• _REQUIRED TASK_:
Return only the number of lines that hold "this".
— Start of INPUT ROWS —
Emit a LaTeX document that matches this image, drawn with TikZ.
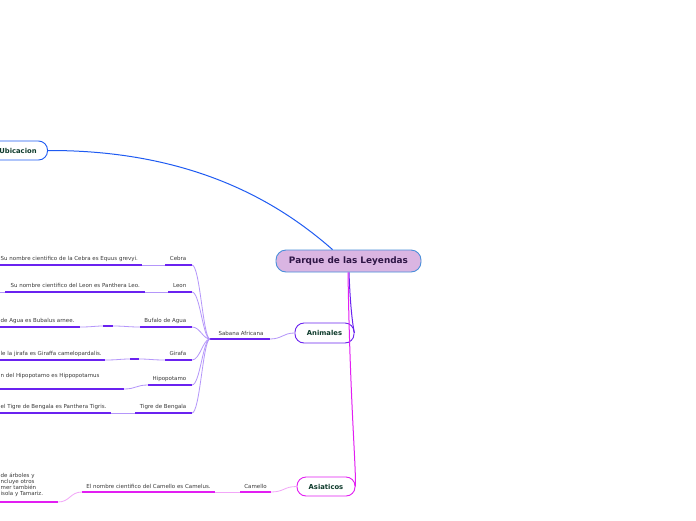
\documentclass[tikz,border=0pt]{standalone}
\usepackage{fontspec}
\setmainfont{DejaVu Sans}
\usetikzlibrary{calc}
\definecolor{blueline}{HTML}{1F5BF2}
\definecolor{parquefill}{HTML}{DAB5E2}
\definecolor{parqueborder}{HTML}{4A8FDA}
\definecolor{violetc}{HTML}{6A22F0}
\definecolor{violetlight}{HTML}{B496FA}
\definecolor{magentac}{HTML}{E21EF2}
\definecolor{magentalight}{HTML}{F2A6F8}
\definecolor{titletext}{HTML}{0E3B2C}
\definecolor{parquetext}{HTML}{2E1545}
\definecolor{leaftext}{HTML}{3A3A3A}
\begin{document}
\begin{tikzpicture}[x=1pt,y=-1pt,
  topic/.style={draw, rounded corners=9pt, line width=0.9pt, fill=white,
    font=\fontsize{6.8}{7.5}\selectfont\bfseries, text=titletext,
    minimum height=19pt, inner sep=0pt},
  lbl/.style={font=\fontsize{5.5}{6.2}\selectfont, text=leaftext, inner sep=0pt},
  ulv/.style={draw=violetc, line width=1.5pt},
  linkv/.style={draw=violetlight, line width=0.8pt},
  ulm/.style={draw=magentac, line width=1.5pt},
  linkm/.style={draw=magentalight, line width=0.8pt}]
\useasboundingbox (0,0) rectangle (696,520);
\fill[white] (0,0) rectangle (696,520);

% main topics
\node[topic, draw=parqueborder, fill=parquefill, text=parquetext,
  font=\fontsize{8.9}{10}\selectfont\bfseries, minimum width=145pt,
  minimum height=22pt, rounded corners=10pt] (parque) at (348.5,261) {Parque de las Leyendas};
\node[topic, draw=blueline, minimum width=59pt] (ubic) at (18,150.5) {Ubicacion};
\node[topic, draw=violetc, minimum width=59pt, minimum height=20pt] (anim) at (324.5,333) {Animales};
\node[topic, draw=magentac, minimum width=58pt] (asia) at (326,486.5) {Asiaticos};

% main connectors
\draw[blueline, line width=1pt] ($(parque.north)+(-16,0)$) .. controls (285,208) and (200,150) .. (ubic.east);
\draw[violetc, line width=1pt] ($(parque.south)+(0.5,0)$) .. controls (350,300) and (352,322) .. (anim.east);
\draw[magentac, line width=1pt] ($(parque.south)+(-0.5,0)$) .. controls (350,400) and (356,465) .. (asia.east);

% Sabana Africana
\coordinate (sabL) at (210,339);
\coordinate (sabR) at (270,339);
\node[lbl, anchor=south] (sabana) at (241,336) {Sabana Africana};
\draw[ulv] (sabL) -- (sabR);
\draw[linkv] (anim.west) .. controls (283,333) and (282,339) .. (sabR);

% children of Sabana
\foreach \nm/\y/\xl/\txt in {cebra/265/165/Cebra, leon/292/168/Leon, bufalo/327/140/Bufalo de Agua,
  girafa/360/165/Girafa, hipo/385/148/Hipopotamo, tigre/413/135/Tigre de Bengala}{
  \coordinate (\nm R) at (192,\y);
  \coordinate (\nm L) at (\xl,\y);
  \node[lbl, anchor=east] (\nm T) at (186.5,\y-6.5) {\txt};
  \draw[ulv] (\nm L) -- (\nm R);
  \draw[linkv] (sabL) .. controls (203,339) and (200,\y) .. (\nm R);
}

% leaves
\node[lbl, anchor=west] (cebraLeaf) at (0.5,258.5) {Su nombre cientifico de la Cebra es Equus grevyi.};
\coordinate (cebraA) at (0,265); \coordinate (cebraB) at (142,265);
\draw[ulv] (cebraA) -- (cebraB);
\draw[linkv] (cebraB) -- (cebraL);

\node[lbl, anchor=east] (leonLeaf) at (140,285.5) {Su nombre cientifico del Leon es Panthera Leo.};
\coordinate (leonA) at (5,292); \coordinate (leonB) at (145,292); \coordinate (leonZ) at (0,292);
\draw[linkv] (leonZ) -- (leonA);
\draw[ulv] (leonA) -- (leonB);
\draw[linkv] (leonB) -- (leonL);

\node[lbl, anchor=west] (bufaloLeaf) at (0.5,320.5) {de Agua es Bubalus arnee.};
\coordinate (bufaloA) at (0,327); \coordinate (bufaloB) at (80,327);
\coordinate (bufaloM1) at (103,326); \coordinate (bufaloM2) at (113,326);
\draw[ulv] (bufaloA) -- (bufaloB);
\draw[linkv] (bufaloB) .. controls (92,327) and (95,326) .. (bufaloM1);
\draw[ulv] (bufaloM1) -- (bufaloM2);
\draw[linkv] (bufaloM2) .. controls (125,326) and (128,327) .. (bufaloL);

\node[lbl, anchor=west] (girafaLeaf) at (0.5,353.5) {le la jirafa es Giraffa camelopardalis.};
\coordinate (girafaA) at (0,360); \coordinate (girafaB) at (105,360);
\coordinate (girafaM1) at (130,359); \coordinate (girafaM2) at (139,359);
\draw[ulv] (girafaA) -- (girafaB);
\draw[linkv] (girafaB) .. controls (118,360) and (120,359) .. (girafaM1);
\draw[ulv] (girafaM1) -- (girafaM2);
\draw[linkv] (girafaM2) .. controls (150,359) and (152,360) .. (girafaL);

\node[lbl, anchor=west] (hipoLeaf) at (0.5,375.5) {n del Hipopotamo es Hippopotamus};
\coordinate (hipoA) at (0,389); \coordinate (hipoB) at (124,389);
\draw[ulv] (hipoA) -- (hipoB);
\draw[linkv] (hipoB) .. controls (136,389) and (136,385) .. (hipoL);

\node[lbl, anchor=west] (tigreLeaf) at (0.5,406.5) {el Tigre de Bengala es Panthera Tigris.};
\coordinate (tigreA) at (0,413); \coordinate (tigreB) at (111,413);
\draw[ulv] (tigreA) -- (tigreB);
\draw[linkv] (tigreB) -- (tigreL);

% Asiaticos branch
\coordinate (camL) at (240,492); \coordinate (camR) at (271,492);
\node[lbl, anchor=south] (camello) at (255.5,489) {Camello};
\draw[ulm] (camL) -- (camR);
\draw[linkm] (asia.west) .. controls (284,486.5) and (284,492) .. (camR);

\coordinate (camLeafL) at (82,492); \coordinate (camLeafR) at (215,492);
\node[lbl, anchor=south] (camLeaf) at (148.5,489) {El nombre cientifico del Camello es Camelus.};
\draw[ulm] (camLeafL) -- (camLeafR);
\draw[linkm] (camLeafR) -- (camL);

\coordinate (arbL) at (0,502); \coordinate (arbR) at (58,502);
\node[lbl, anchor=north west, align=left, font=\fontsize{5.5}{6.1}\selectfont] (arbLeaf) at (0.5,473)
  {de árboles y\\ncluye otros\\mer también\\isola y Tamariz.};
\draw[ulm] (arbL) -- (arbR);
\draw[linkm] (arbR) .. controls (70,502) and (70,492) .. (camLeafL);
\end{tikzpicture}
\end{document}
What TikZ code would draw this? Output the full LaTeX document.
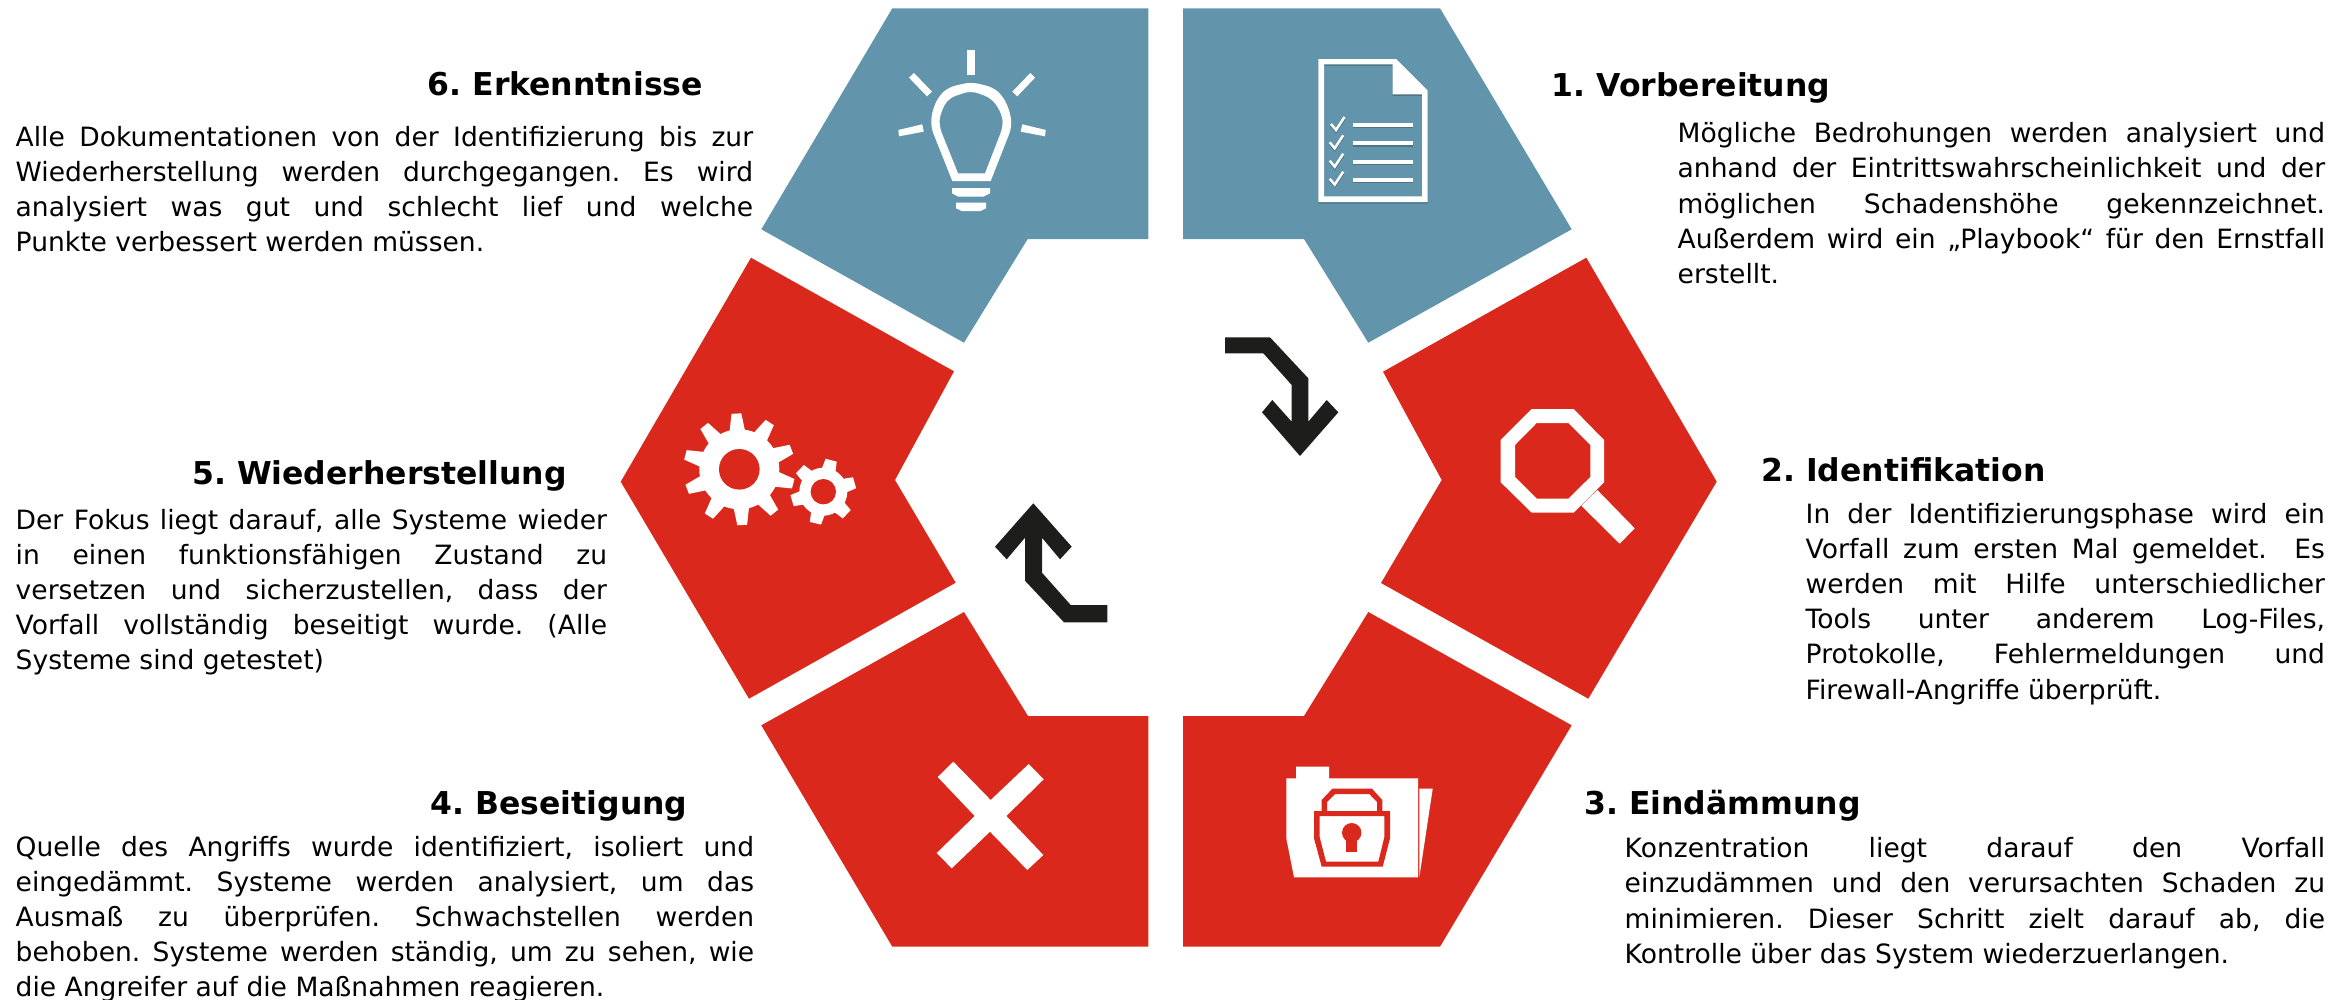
— End of INPUT ROWS —
• _OUTPUT BELOW_:
2